Seyed Mohammad Hosseini mengatakan dia disiksa hingga mengaku oleh pasukan keamanan sebelum diadili.
Seyed Mohammad Hosseini, salah seorang pengunjuk rasa yang dijatuhi hukuman mati setelah melalui proses yang dikecam sejumlah kelompok HAM sebagai pengadilan palsu, juga disiksa di penjara, menurut pengacaranya.
"Dia dipukuli sambil diikat dan ditutup matanya, dia disetrum dan dipukuli di bagian telapak kakinya dengan tongkat logam," kata Ali Sharifzadeh Ardakani pada hari Senin (19/12).

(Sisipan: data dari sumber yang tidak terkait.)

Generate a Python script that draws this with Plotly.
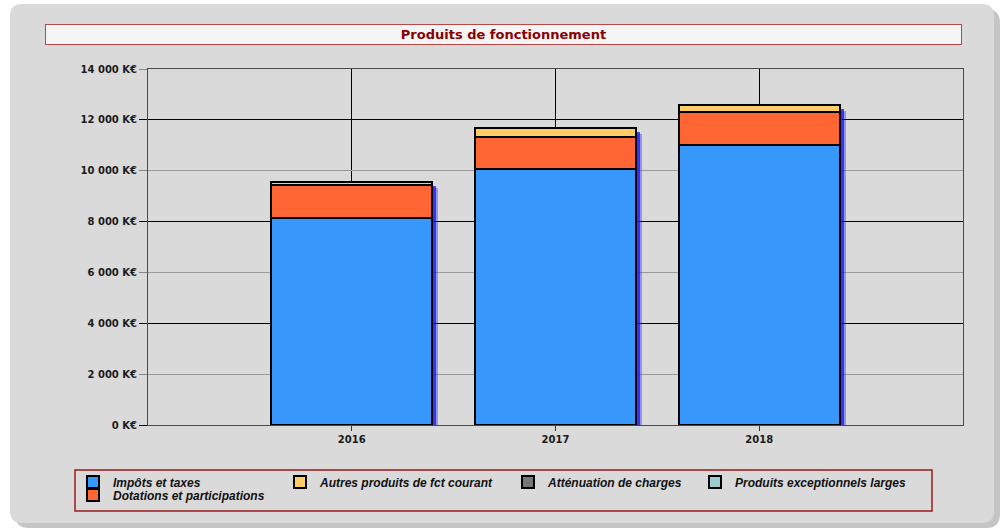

Hosseini dinyatakan bersalah atas tuduhan "kerusakan di Bumi" awal bulan ini dalam kasus yang terkait dengan pembunuhan seorang anggota Pasukan Perlawanan Basij di kota Karaj, dekat Teheran, pada 3 November.
Hosseini mengklaim dia disiksa hingga mengaku oleh pasukan keamanan sebelum diadili. Ardakani juga tidak diizinkan untuk menemui kliennya.
Salah satu dari empat pria lain yang dijatuhi hukuman mati dalam kasus yang sama, dokter medis berusia 53 tahun Hamid Ghare-Hasanlou, juga diduga mengalami penyiksaan dan perlakuan buruk untuk mendapatkan "pengakuan".
Gambar sinar-X yang dilihat oleh BBC Persia menunjukkan bahwa tulang rusuk Dr Ghare-Hasanlou patah saat dalam tahanan, menusuk paru-parunya.